Храм закрыли в тридцать восьмом, тогда же исчезли часы. Теперь на их месте только белый циферблат без стрелок, с чёрными метками остановившегося времени.

Большевики, надо отдать им должное, прадеда не жаловали. Хоть и числился он крестьянином, но должность занимал интеллигентскую, чиновничью, значит – не их человек, не пролетарий. Лишили избирательных прав, что было бы невеликой потерей, но дети теперь должны были ездить учиться в другие города, чтобы в полной мере ощутить обострение классовой борьбы.

Сегодня, конечно, это всё выглядит абсурдно, однако же… Был у новой власти антагонизм с людьми, причастными к институтам погибшей империи: судебным, духовным, военным, полицейским – любым.
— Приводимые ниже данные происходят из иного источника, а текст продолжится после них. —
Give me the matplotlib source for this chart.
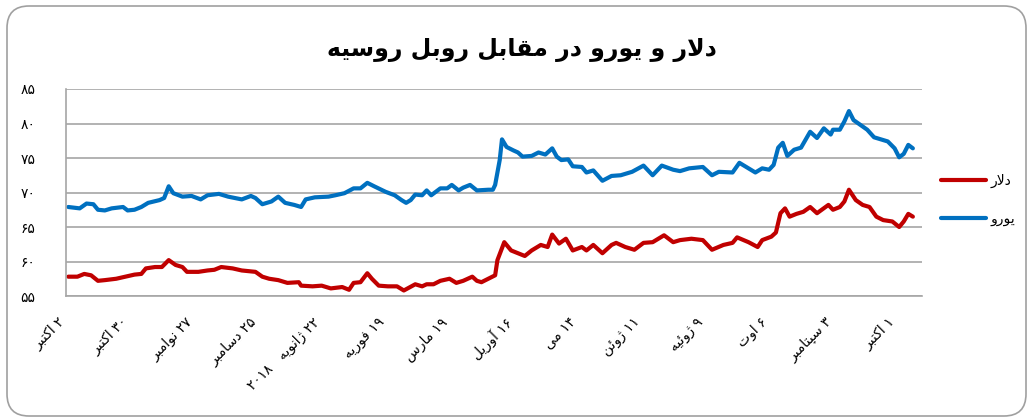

Даже к ведомству путей сообщения. Да-да! «Чугунка» – хребет государства, нашего уж, во всяком случае; он ломается в последнюю очередь. Нутряную несовместимость старой российской железной дороги и революционного хаоса ещё в 19-м году подметил Аркадий Аверченко:

«…Но вот кто-то явился на выручку несчастной местности, красные грабители и насильники прогнаны дальше, и за их спиной остаётся всё, чего коснулась рука жестокого демона разрушения: закрытые банки, разрушенная почта, разогнанное городское самоуправление, мёртвые заколоченные гимназии. (…)

А в это время – даже ещё раньше, когда красные в полуверсте от станции, убегая, ещё отстреливаются из орудий, когда ещё по железнодорожным путям посвистывают последние запоздавшие пули – на перроне показывается фигура, хлопотливая, в красной фуражке, какие-то серые люди копошатся около развинченных, развороченных взрывом рельсов, кто-то чистит холодный молчаливый паровоз, кто-то что-то смазывает, кто-то по чём-то хлопотливо постукивает молоточком и – не прошло и нескольких часов, как колесо завертелось: уже на железнодорожном телеграфе застучали, как дятлы, телеграфисты, уже засаленные люди льют из маслёнок в вагонные колёса какую-то смазочную штуку, уже у билетного окошечка замаячила небритая физиономия кассира, а там – звонок, свисток, гудок, т-шу, т-шу, тшу-у-у! Пожалуйте!»[2]